Barnstorming was the most popular form of entertainment during the Roaring Twenties and where better to stage air shows and offer plane rides, than the sprawling Reisert farm? All the great aviators of that time wowed audiences in Valley Stream — including Charles Lindbergh, and Wiley Post. The lack of Federal Aviation Regulations allowed barnstorming to flourish.
In 1928, the Advanced Aircraft Corp. leased land on the western edge of the Reisert farm and opened the Advance Sunrise Airport. Their tenancy was short-lived. In 1929, the Curtiss-Wright Flying Service (named by the once competing aviation pioneers Glenn Curtiss and the Wright brothers) purchased the Reisert farm for a reported $2 million. They moved their commercial airport and school for pilots and mechanics from Mineola to Valley Stream (both locations were called Curtiss Field). “The Reiserts had hoped to harvest an early crop, but development of the airfield began at once,” stated the April 22, 1929, issue of “The Standard Union.” Hundreds of planes used the facility daily — it was the largest commercial airport on Long Island at the time. That same year, the Ninety-Nines, an international organization of licensed women pilots (named for the 99 charter members) was founded in Valley Stream. Amelia Earhart was elected the organization’s first president in 1931.
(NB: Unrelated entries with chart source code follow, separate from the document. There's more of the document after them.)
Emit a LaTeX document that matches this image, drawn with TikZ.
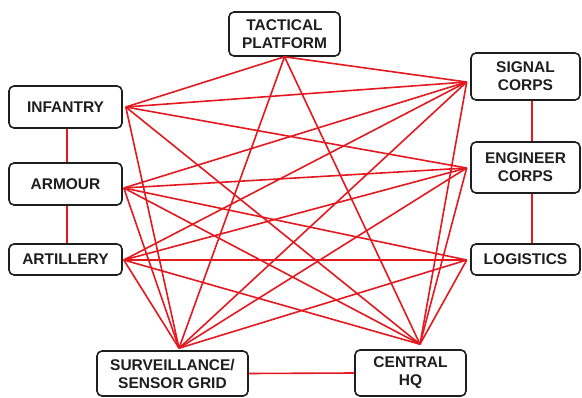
\documentclass[tikz,border=0pt]{standalone}
\usepackage{fontspec}
\setmainfont{Liberation Sans}
\usetikzlibrary{calc}
\definecolor{linkred}{HTML}{E3191F}
\definecolor{boxline}{HTML}{1E1E1E}
\begin{document}
\begin{tikzpicture}[x=1pt,y=-1pt,
  unit/.style={draw=boxline, line width=1.6pt, rounded corners=5pt, fill=white,
    align=center, text=boxline, inner sep=0pt,
    font=\fontsize{15.5}{18}\selectfont\bfseries},
  link/.style={draw=linkred, line width=1.6pt}]
\useasboundingbox (0,0) rectangle (582,397);

% units
\node[unit, minimum width=111pt, minimum height=44pt] (tp)  at (284.5,34)   {TACTICAL\\PLATFORM};
\node[unit, minimum width=113pt, minimum height=42pt] (inf) at (65.5,107)   {INFANTRY};
\node[unit, minimum width=113pt, minimum height=42pt] (arm) at (65.5,184)   {ARMOUR};
\node[unit, minimum width=113pt, minimum height=31pt] (art) at (65.5,259.5) {ARTILLERY};
\node[unit, minimum width=151pt, minimum height=45pt] (sur) at (172.5,373.5) {SURVEILLANCE/\\SENSOR GRID};
\node[unit, minimum width=111pt, minimum height=46pt] (hq)  at (410.5,373)  {CENTRAL\\HQ};
\node[unit, minimum width=109pt, minimum height=47pt] (sig) at (525.5,76.5) {SIGNAL\\CORPS};
\node[unit, minimum width=109pt, minimum height=51pt] (eng) at (525.5,167.5) {ENGINEER\\CORPS};
\node[unit, minimum width=109pt, minimum height=31pt] (log) at (525.5,259.5) {LOGISTICS};

% meeting points of the links
\coordinate (tpH)  at (tp.south);
\coordinate (infH) at ($(inf.east)+(3,0)$);
\coordinate (armH) at ($(arm.east)+(1,4)$);
\coordinate (artH) at ($(art.east)+(1,0.5)$);
\coordinate (surH) at ($(sur.north)+(6.5,-2)$);
\coordinate (hqH)  at ($(hq.north)+(9.5,-5)$);
\coordinate (sigH) at ($(sig.west)+(-3.5,5.5)$);
\coordinate (engH) at ($(eng.west)+(-3.5,0.5)$);
\coordinate (logH) at ($(log.west)+(-3.5,0.5)$);

% direct chains
\draw[link] ([xshift=1.5pt]inf.south) -- ([xshift=1.5pt]arm.north);
\draw[link] ([xshift=1.5pt]arm.south) -- ([xshift=1.5pt]art.north);
\draw[link] ([xshift=6.5pt]sig.south) -- ([xshift=6.5pt]eng.north);
\draw[link] ([xshift=6.5pt]eng.south) -- ([xshift=6.5pt]log.north);
\draw[link] (sur.east) -- (hq.west);

% communication links
\foreach \a/\b in {tpH/infH, tpH/sigH, tpH/surH, tpH/hqH,
  infH/sigH, infH/engH, infH/hqH, infH/surH,
  armH/sigH, armH/engH, armH/logH, armH/hqH, armH/surH,
  artH/sigH, artH/engH, artH/logH, artH/hqH, artH/surH,
  surH/sigH, surH/engH, surH/logH,
  hqH/sigH, hqH/engH, hqH/logH}
  \draw[link] (\a) -- (\b);
\end{tikzpicture}
\end{document}
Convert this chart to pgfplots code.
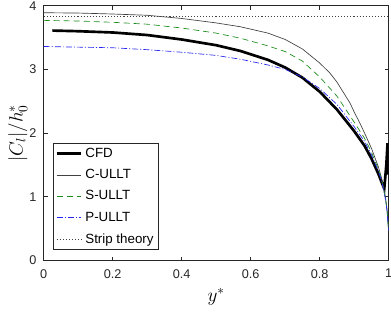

“The plan is to eventually transform the airport into a great air terminal containing a small city within itself. It will include a casino, an administration building, six hangars, a rotunda, a repair base, a motor shop, a cafeteria, two national exposition buildings and a complete flying school,” reported the August 4, 1929, issue of the “Brooklyn Daily Eagle.” “The field, which lies along the new Sunrise Highway, will include space for parking of 10,000 cars. The airport will be surrounded by parks, sunken gardens, and outdoor lounging areas. Dormitories will be built for students desiring to make their headquarters at the field as well as residences for instructors.” Many transformations did take place — seven hangars (including one for the flight school), three macadam runways, repair shops, etc. The more grandiose visions did not.
In 1929, an estimated 10,000 spectators were on hand to welcome “The Land of the Soviets,” a twin-engine monoplane that left Moscow on August twenty-third and landed at Curtiss Field on November first. The actual flying time was 141 hours, a distance of 13,000 miles. Lindbergh was there to greet the crew of four. In 1930, the U.S. Naval Reserve Aviation Base opened, and squadron training commenced. That same year, the French fliers Dieudonné Costes and Maurice Bellonte accomplished aviation’s most difficult non-stop flight, from east to west, crossing the Atlantic from Paris to Curtiss Field. In 1931, Leroy Grumman moved his fledgling aircraft company to the airport but left for Farmingdale the following year.

Correction: A previous version of this story erroneously stated that famed African American aviator Bessie Coleman had made flights at Valley Stream's Curtiss Field. She had flown out of the Curtiss Field in Garden City.